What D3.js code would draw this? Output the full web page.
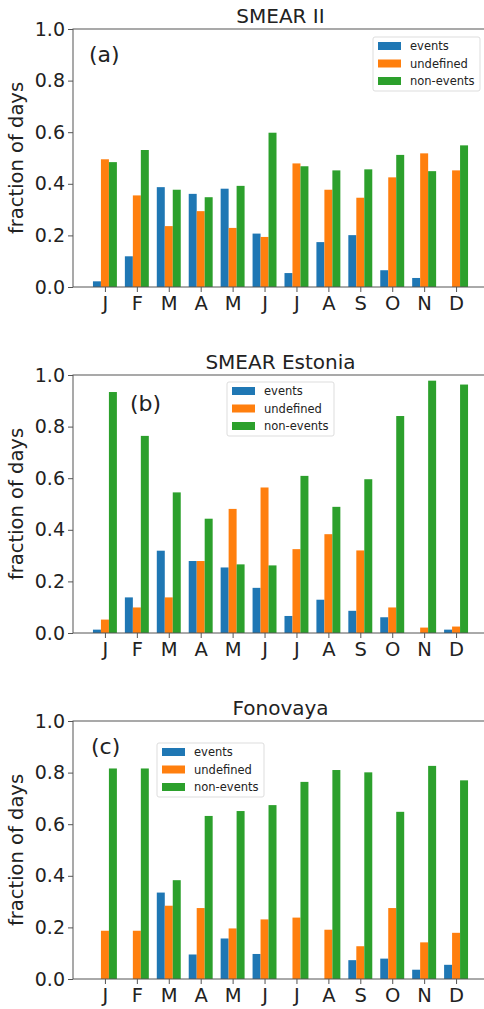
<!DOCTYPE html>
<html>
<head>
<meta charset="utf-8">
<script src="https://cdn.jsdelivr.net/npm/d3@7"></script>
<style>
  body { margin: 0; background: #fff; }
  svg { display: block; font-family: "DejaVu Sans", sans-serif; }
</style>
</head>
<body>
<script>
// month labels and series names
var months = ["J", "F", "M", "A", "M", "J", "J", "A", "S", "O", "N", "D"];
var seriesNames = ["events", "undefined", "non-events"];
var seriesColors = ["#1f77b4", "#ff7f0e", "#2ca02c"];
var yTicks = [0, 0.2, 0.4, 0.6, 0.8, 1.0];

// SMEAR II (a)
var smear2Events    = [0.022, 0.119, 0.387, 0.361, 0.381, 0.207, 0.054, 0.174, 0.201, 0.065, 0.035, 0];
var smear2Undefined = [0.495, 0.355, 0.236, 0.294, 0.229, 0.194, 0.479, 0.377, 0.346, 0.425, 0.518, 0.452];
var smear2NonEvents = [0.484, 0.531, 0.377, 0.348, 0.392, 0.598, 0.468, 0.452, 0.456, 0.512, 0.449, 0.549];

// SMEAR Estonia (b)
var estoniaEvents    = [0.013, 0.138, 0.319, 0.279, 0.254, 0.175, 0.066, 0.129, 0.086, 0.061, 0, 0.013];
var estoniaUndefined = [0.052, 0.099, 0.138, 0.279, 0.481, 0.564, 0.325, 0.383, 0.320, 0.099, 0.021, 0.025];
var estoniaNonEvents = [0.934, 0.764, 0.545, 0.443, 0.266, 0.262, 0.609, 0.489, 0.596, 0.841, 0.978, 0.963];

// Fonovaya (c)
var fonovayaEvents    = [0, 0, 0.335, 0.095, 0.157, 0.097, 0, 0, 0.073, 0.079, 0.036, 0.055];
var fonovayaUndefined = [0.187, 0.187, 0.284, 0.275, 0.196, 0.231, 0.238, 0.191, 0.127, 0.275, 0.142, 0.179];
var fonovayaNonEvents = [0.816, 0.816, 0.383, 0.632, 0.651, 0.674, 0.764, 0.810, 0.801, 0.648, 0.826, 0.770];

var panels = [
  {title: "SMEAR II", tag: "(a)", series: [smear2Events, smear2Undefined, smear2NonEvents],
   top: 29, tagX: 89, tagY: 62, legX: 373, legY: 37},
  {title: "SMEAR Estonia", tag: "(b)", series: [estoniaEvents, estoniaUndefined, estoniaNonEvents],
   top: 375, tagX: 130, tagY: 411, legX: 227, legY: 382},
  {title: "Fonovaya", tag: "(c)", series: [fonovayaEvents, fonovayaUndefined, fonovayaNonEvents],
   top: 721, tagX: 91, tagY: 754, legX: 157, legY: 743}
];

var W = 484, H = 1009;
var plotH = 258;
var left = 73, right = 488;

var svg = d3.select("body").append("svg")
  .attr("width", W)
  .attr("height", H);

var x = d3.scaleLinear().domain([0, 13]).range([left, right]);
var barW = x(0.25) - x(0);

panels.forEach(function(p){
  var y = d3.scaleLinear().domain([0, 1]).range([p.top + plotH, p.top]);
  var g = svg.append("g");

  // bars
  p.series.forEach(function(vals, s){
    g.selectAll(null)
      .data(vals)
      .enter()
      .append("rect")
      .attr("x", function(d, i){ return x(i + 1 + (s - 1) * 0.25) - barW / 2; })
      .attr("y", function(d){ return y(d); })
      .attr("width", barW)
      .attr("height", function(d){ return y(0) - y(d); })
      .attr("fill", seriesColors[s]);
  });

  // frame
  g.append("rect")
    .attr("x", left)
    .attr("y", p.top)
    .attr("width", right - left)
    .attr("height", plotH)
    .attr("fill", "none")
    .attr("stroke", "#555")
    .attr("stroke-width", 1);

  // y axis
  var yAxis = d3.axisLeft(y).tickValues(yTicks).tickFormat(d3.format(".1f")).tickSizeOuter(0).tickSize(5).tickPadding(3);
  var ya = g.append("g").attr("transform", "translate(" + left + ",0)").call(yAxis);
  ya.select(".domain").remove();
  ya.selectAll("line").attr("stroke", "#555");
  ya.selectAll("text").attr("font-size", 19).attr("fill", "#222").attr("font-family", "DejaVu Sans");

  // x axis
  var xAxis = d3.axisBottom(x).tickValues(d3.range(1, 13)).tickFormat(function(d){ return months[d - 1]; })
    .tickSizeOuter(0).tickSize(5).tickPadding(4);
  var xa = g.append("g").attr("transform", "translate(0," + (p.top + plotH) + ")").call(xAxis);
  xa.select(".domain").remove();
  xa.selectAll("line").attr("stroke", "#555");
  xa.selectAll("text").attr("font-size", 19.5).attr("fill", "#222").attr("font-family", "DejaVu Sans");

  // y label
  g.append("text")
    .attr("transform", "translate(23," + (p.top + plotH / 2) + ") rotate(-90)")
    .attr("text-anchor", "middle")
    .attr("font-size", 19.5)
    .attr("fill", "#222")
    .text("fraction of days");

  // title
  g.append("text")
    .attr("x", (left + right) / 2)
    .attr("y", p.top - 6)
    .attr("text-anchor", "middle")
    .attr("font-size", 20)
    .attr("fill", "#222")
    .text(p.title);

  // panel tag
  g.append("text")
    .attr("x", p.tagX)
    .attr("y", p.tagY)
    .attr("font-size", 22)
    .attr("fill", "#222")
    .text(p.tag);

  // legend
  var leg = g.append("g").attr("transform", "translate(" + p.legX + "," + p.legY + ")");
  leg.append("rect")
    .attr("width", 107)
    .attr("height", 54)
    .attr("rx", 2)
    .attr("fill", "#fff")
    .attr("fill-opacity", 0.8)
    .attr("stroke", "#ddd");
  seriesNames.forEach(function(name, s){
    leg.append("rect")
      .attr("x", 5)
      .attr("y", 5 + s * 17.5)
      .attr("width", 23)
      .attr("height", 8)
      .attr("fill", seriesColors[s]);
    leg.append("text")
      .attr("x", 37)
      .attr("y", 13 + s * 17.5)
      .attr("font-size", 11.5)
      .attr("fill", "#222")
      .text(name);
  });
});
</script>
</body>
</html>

##############################

Output the material word for word, omitting its pictures.

## Task response
What D3.js code would draw this? Output the full web page.
<!DOCTYPE html>
<html>
<head>
<meta charset="utf-8">
<script src="https://cdn.jsdelivr.net/npm/d3@7"></script>
<style>
  body { margin: 0; background: #fff; }
  svg { display: block; font-family: "DejaVu Sans", sans-serif; }
</style>
</head>
<body>
<script>
// month labels and series names
var months = ["J", "F", "M", "A", "M", "J", "J", "A", "S", "O", "N", "D"];
var seriesNames = ["events", "undefined", "non-events"];
var seriesColors = ["#1f77b4", "#ff7f0e", "#2ca02c"];
var yTicks = [0, 0.2, 0.4, 0.6, 0.8, 1.0];

// SMEAR II (a)
var smear2Events    = [0.022, 0.119, 0.387, 0.361, 0.381, 0.207, 0.054, 0.174, 0.201, 0.065, 0.035, 0];
var smear2Undefined = [0.495, 0.355, 0.236, 0.294, 0.229, 0.194, 0.479, 0.377, 0.346, 0.425, 0.518, 0.452];
var smear2NonEvents = [0.484, 0.531, 0.377, 0.348, 0.392, 0.598, 0.468, 0.452, 0.456, 0.512, 0.449, 0.549];

// SMEAR Estonia (b)
var estoniaEvents    = [0.013, 0.138, 0.319, 0.279, 0.254, 0.175, 0.066, 0.129, 0.086, 0.061, 0, 0.013];
var estoniaUndefined = [0.052, 0.099, 0.138, 0.279, 0.481, 0.564, 0.325, 0.383, 0.320, 0.099, 0.021, 0.025];
var estoniaNonEvents = [0.934, 0.764, 0.545, 0.443, 0.266, 0.262, 0.609, 0.489, 0.596, 0.841, 0.978, 0.963];

// Fonovaya (c)
var fonovayaEvents    = [0, 0, 0.335, 0.095, 0.157, 0.097, 0, 0, 0.073, 0.079, 0.036, 0.055];
var fonovayaUndefined = [0.187, 0.187, 0.284, 0.275, 0.196, 0.231, 0.238, 0.191, 0.127, 0.275, 0.142, 0.179];
var fonovayaNonEvents = [0.816, 0.816, 0.383, 0.632, 0.651, 0.674, 0.764, 0.810, 0.801, 0.648, 0.826, 0.770];

var panels = [
  {title: "SMEAR II", tag: "(a)", series: [smear2Events, smear2Undefined, smear2NonEvents],
   top: 29, tagX: 89, tagY: 62, legX: 373, legY: 37},
  {title: "SMEAR Estonia", tag: "(b)", series: [estoniaEvents, estoniaUndefined, estoniaNonEvents],
   top: 375, tagX: 130, tagY: 411, legX: 227, legY: 382},
  {title: "Fonovaya", tag: "(c)", series: [fonovayaEvents, fonovayaUndefined, fonovayaNonEvents],
   top: 721, tagX: 91, tagY: 754, legX: 157, legY: 743}
];

var W = 484, H = 1009;
var plotH = 258;
var left = 73, right = 488;

var svg = d3.select("body").append("svg")
  .attr("width", W)
  .attr("height", H);

var x = d3.scaleLinear().domain([0, 13]).range([left, right]);
var barW = x(0.25) - x(0);

panels.forEach(function(p){
  var y = d3.scaleLinear().domain([0, 1]).range([p.top + plotH, p.top]);
  var g = svg.append("g");

  // bars
  p.series.forEach(function(vals, s){
    g.selectAll(null)
      .data(vals)
      .enter()
      .append("rect")
      .attr("x", function(d, i){ return x(i + 1 + (s - 1) * 0.25) - barW / 2; })
      .attr("y", function(d){ return y(d); })
      .attr("width", barW)
      .attr("height", function(d){ return y(0) - y(d); })
      .attr("fill", seriesColors[s]);
  });

  // frame
  g.append("rect")
    .attr("x", left)
    .attr("y", p.top)
    .attr("width", right - left)
    .attr("height", plotH)
    .attr("fill", "none")
    .attr("stroke", "#555")
    .attr("stroke-width", 1);

  // y axis
  var yAxis = d3.axisLeft(y).tickValues(yTicks).tickFormat(d3.format(".1f")).tickSizeOuter(0).tickSize(5).tickPadding(3);
  var ya = g.append("g").attr("transform", "translate(" + left + ",0)").call(yAxis);
  ya.select(".domain").remove();
  ya.selectAll("line").attr("stroke", "#555");
  ya.selectAll("text").attr("font-size", 19).attr("fill", "#222").attr("font-family", "DejaVu Sans");

  // x axis
  var xAxis = d3.axisBottom(x).tickValues(d3.range(1, 13)).tickFormat(function(d){ return months[d - 1]; })
    .tickSizeOuter(0).tickSize(5).tickPadding(4);
  var xa = g.append("g").attr("transform", "translate(0," + (p.top + plotH) + ")").call(xAxis);
  xa.select(".domain").remove();
  xa.selectAll("line").attr("stroke", "#555");
  xa.selectAll("text").attr("font-size", 19.5).attr("fill", "#222").attr("font-family", "DejaVu Sans");

  // y label
  g.append("text")
    .attr("transform", "translate(23," + (p.top + plotH / 2) + ") rotate(-90)")
    .attr("text-anchor", "middle")
    .attr("font-size", 19.5)
    .attr("fill", "#222")
    .text("fraction of days");

  // title
  g.append("text")
    .attr("x", (left + right) / 2)
    .attr("y", p.top - 6)
    .attr("text-anchor", "middle")
    .attr("font-size", 20)
    .attr("fill", "#222")
    .text(p.title);

  // panel tag
  g.append("text")
    .attr("x", p.tagX)
    .attr("y", p.tagY)
    .attr("font-size", 22)
    .attr("fill", "#222")
    .text(p.tag);

  // legend
  var leg = g.append("g").attr("transform", "translate(" + p.legX + "," + p.legY + ")");
  leg.append("rect")
    .attr("width", 107)
    .attr("height", 54)
    .attr("rx", 2)
    .attr("fill", "#fff")
    .attr("fill-opacity", 0.8)
    .attr("stroke", "#ddd");
  seriesNames.forEach(function(name, s){
    leg.append("rect")
      .attr("x", 5)
      .attr("y", 5 + s * 17.5)
      .attr("width", 23)
      .attr("height", 8)
      .attr("fill", seriesColors[s]);
    leg.append("text")
      .attr("x", 37)
      .attr("y", 13 + s * 17.5)
      .attr("font-size", 11.5)
      .attr("fill", "#222")
      .text(name);
  });
});
</script>
</body>
</html>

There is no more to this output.